Le contromisure tentate per combattere il circolare della disinformazione su Internet e sui social media sono molte e diverse – dal fornire informazioni a contenuto educativo, fino a elaborare e insegnare strategie per stimolare il pensiero critico – con diversi livelli di successo. Tra gli strumenti che si pensa possano aiutare a migliorare la qualità dell’informazione che circola sui social media c’è il mostrare agli utenti la valutazione che viene fatta dalle altre persone. In gergo tecnico si chiama “crowsourced fact-checking”, ovvero un controllo di veridicità fatto da una moltitudine di utenti.
Uno studio condotto da Folco Panizza, ricercatore alla Scuola IMT, in collaborazione con colleghi di altre università italiane ed europee, mostra che sapere quello che gli altri pensano dell’accuratezza di un certo contenuto ha un effetto positivo nel combattere la disinformazione – le persone condividono meno contenuti falsi – ma nello stesso tempo mette in mostra un curioso effetto psicologico: gli utenti non si accorgono di essere stati influenzati e sostengono di essere arrivati in autonomia alla loro valutazione e decisione.
Per condurre lo studio, pubblicato sulla rivista Humanities & Social Sciences Communications, i ricercatori hanno reclutato circa mille partecipanti, utenti di Facebook, sottoponendo a ciascuno di loro uno a caso di dieci potenziali post riguardanti informazioni scientifiche in tema di salute e ambiente che erano stati precedentemente valutati su una scala di veridicità da 1 a 6 da un altro gruppo di utenti. Mostrare ai partecipanti quello che gli altri pensavano dell’accuratezza dei contenuti ha influenzato il loro modo di comportarsi: in otto casi su dieci, la valutazione dei contenuti dei post è risultata maggiormente corretta e accurata.

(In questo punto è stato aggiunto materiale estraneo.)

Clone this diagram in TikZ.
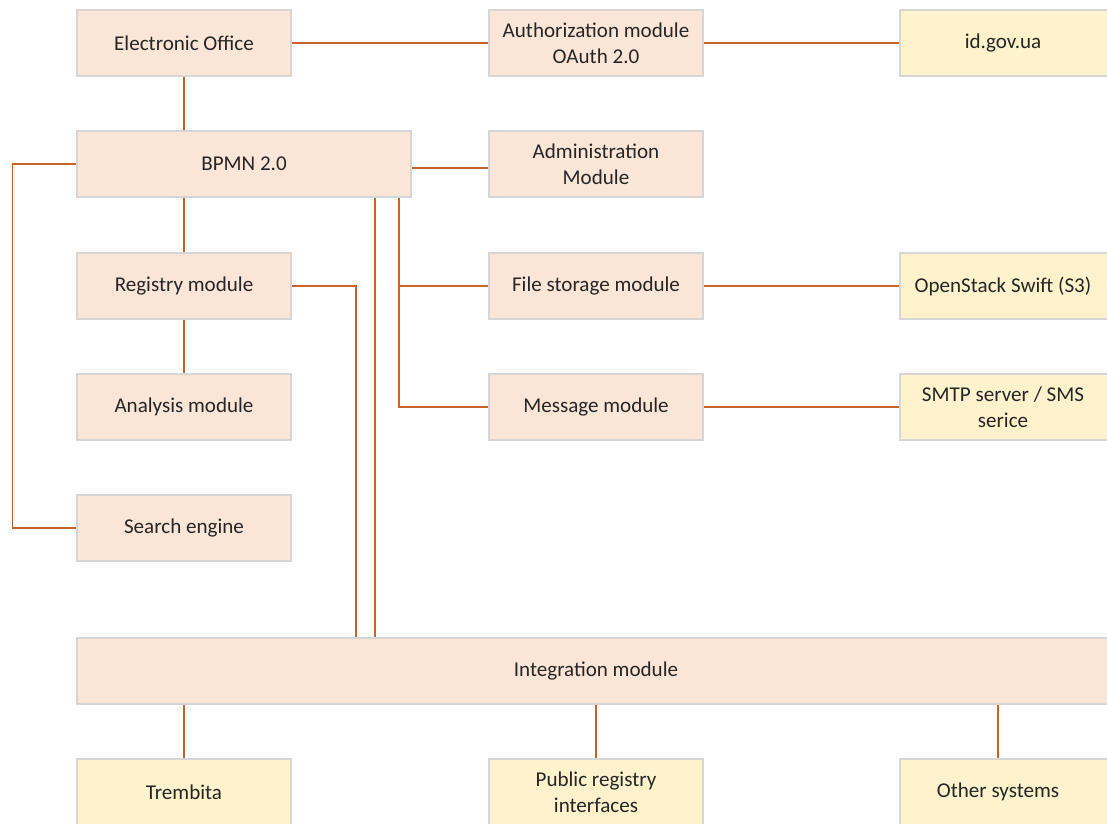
\documentclass[tikz,border=0pt]{standalone}
\usepackage{fontspec}
\setmainfont{Carlito}
\definecolor{peach}{HTML}{FBE5D6}
\definecolor{lightyel}{HTML}{FFF2CC}
\definecolor{bordergray}{HTML}{D6D6D6}
\definecolor{wire}{HTML}{C8642A}
\begin{document}
\begin{tikzpicture}[x=0.75pt,y=-0.75pt,
  box/.style={draw=bordergray,line width=1pt,fill=peach,minimum width=160.5pt,minimum height=49.5pt,
    align=center,inner sep=2pt,font=\fontsize{15.8pt}{19.5pt}\selectfont,text=black!85},
  ext/.style={box,fill=lightyel,minimum width=157.5pt},
  wide/.style={box,minimum width=250.5pt},
  conn/.style={draw=wire,line width=1.1pt}]
\useasboundingbox (0,0) rectangle (1107,824);
% nodes
\node[box] (eo) at (184,43) {Electronic Office};
\node[box] (auth) at (596,43) {Authorization module\\OAuth 2.0};
\node[ext] (id) at (1005,43) {};
\node at (1003,43) [font=\fontsize{15.8pt}{19.5pt}\selectfont,text=black!85] (idt) {id.gov.ua};
\node[wide] (bpmn) at (244,164) {BPMN 2.0};
\node[box] (admin) at (596,164) {Administration\\Module};
\node[box] (reg) at (184,286) {Registry module};
\node[box] (file) at (596,286) {File storage module};
\node[ext] (os) at (1005,286) {};
\node at (1003,286) [font=\fontsize{15.8pt}{19.5pt}\selectfont,text=black!85] (ost) {OpenStack Swift (S3)};
\node[box] (ana) at (184,407) {Analysis module};
\node[box] (msg) at (596,407) {Message module};
\node[ext] (smtp) at (1005,407) {};
\node at (1003,407) [font=\fontsize{15.8pt}{19.5pt}\selectfont,text=black!85,align=center] (smtpt) {SMTP server / SMS\\serice};
\node[box] (search) at (184,528) {Search engine};
\node[box,minimum width=775pt] (integ) at (593.5,671) {};
\node at (596,671) [font=\fontsize{15.8pt}{19.5pt}\selectfont,text=black!85] (integt) {Integration module};
\node[ext,minimum width=160.5pt] (trem) at (184,792) {Trembita};
\node[ext,minimum width=160.5pt] (pub) at (596,792) {Public registry\\interfaces};
\node[ext] (other) at (1005,792) {};
\node at (998,792) [font=\fontsize{15.8pt}{19.5pt}\selectfont,text=black!85] (othert) {Other systems};
% connectors
\draw[conn] (eo.east) -- (auth.west);
\draw[conn] (auth.east) -- (id.west);
\draw[conn] (eo.south) -- (bpmn.north -| eo.south);
\draw[conn] (bpmn.west) -- ++(-64,0) |- (search.west);
\draw[conn] (bpmn.east |- 0,168) -- (admin.west |- 0,168);
\draw[conn] (bpmn.south -| reg.north) -- (reg.north);
\draw[conn] (reg.south) -- (ana.north);
\draw[conn] (reg.east) -| (integ.north -| 356,0);
\draw[conn] (bpmn.south -| 375,0) -- (integ.north -| 375,0);
\draw[conn] (bpmn.south -| 399,0) |- (msg.west);
\draw[conn] (file.west -| 399,0) -- (file.west);
\draw[conn] (file.east) -- (os.west);
\draw[conn] (msg.east) -- (smtp.west);
\draw[conn] (integ.south -| trem.north) -- (trem.north);
\draw[conn] (integ.south -| pub.north) -- (pub.north);
\draw[conn] (integ.south -| 998,0) -- (other.north -| 998,0);
\end{tikzpicture}
\end{document}
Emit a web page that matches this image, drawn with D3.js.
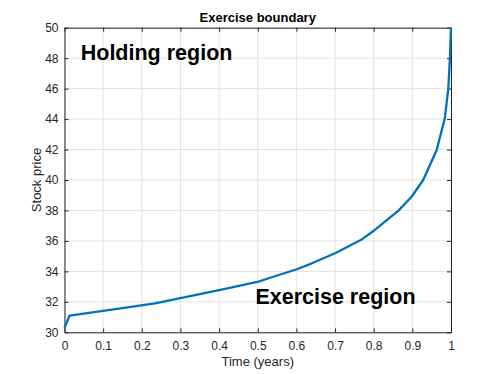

“Quello che lo studio suggerisce è che fornire informazioni, anche in maniera complessa – per esempio quante persone non sono sicure, quante non sono d’accordo e così via – allerta l’utente, che a quel punto, esita o rinuncia a condividere ugualmente il contenuto” osserva Panizza. “Lo studio ci conferma che l’effetto positivo di fornire agli utenti informazioni su quel che gli altri pensano è valido anche nell’ambiente dei social, e conferma anni di ricerche in psicologia. È interessante però notare che chi ha visto queste valutazioni dice di non averne fatto uso, in sostanza di aver deciso da solo, un effetto psicologico che andrebbe meglio indagato e compreso”.
Le piattaforme social hanno fatto negli ultimi anni alcuni esperimenti per applicare alcune di queste strategie e vedere quanto funzionano. Il CEO di Facebook Mark Zuckerberg, per esempio, ha discusso della possibilità di introdurre forme di crowdsourcing su Facebook, mentre Twitter ha introdotto nel 2021 un programma sperimentale chiamato Birdwatch, che permette agli utenti della piattaforma di aggiungere note ai post che giudicano ingannevoli. Il nuovo studio suggerisce e conferma che queste tecniche possano essere utili e funzionare. “Basterebbe per esempio che, quando un utente cerca di condividere un contenuto, gli venisse mostrato – magari in forma grafica semplificata – la frequenza con cui quel contenuto è stato condiviso o ritenuto vero da altri”, osserva ancora Panizza. Queste informazioni potrebbero aiutare a capire come la pensa la maggioranza su un certo argomento, ma anche quanto è diffuso il dissenso, e dunque aiutare a ragionare e, forse, a modificare un comportamento.